Like many sensitive parents, I'd not be easily placated by assurances that "very low levels" of dicyandiamide, or DCD, in food don't pose a risk after going through the shockwaves of the 2008 tainted milk scandal that killed six infants and left more than 300,000 children with various ailments in the mainland.
Fonterra owned a large stake in the now defunct Sanlu Group, which was at the center of the crisis.
I'd once considered my son to be lucky. Born amid a national crackdown on melamine-contaminated milk when many scared urban parents vowed to keep their children away from domestic brands, he has always been fed milk formula from reputable foreign companies.
Until my son turned 2 years old, I had flown every three months to Shenzhen to buy milk in adjacent Hong Kong. Since Chinese mainland customs allows you to bring in a maximum of six tins at a time, I had to make more than one trip across the border between the two cities during each visit.
I knew people like me hauling baby formula in bulging trolley bags attracted resentful stares on streets and in the subway, because such runs on sales of milk sometimes caused shortages in the local market.
Our demand for foreign brands has also spawned an army of dedicated "parallel traders", who make a living buying baby formula in Hong Kong and selling them on the mainland at higher prices.
But what can we do? No parents will allow their child to eat food they are not reasonably confident about.

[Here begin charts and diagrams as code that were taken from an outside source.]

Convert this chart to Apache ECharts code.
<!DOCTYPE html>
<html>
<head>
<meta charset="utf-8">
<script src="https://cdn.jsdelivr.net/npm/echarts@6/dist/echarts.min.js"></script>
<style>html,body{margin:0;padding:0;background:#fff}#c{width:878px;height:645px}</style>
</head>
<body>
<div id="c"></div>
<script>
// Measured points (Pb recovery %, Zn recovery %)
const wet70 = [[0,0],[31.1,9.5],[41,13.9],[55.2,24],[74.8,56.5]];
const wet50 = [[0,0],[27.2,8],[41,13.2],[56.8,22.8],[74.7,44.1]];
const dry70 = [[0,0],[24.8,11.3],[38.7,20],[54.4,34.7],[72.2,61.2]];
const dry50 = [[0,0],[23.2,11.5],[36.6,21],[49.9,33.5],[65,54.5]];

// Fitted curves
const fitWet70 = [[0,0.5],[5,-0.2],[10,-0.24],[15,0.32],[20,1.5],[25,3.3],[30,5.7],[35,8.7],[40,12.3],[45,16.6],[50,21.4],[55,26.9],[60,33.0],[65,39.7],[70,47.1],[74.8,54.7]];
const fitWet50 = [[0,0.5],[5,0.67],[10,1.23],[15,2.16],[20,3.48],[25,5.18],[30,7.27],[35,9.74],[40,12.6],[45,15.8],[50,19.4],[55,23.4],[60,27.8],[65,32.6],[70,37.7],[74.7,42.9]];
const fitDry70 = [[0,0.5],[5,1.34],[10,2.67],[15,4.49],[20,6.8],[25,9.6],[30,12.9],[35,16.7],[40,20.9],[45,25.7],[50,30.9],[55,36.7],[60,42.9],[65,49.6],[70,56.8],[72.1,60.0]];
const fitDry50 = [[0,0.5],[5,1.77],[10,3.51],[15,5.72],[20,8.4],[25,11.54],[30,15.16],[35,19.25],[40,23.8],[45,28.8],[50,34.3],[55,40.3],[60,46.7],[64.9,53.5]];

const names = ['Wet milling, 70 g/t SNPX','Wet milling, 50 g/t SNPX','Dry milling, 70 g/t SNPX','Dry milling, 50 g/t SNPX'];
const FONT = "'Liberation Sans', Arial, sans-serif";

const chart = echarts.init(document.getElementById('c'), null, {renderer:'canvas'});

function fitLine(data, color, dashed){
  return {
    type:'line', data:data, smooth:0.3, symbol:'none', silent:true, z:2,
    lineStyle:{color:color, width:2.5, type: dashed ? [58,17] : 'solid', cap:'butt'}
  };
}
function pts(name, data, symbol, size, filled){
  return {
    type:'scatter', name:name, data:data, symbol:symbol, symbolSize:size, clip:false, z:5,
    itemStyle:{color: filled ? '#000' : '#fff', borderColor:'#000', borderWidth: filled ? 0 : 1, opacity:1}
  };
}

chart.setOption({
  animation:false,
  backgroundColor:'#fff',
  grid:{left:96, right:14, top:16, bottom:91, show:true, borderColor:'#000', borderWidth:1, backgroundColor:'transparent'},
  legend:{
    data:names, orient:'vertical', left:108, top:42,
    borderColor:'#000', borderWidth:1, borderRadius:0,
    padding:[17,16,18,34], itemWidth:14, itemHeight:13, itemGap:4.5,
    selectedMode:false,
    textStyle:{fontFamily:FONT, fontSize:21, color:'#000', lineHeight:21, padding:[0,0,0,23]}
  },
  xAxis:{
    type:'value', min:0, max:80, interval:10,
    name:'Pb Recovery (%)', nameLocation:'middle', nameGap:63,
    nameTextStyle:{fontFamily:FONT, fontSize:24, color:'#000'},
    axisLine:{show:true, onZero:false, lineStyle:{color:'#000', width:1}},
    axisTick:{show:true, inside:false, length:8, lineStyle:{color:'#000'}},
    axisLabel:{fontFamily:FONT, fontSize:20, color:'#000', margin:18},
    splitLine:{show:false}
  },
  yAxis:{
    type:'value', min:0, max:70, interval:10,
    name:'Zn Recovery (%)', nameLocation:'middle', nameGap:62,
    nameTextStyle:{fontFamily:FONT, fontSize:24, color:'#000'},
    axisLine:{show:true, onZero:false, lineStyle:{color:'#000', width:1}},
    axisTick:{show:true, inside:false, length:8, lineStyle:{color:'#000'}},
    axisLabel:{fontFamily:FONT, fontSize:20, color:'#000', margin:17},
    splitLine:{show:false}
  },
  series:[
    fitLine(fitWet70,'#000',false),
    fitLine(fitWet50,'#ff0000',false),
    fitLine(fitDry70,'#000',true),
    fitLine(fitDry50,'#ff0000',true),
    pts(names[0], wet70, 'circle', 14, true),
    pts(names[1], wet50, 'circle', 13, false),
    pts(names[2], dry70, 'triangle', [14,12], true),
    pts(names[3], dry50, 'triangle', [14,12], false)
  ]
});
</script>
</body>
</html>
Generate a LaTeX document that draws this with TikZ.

Then the double whammy of earthquake and tsunami hit Japan, followed by radiation leaks from a nuclear plant. Although my son loved Japanese milk, I was forced to switch to a popular US brand, which I've been stocking whenever I visit Hong Kong or cities in Southeast Asia.
The sales of Fonterra products have reportedly dropped drastically in China because nervous parents are put off by possible damages of DCD residue. They've become more distraught after learning that the dairy giant also provides milk to other international brands, including the one used by my son.
Perhaps it's time to turn to domestic brands now that mighty foreign brands are also losing their shine and Chinese producers have learned their lessons, as some analysts suggest. Recent media reports also say that a string of officials at various levels, who were sacked for their roles in the Sanlu scandal, have been reinstated through various new appointments in the spirit of letting the bygones be bygones.
But it's difficult to change a consumer's attitude once it's formed. Suspicious parents still have low levels of trust in local brands, which have continued to be hit sporadically by tainted products.
Besides a tattered reputation for low quality, high production costs and scarce land supplies have also exacerbated the predicament of Chinese dairy product makers, who are keen to use foreign raw materials or simply produce in plants overseas as a way to win back consumers.
More Chinese parents will continue to buy foreign formula despite the Fonterra fiasco. When you are given only two choices, both bad, you choose the lesser evil.
I will continue to buy milk in Hong Kong and overseas until my son doesn't need it anymore. But the question is, which one I should trust this time.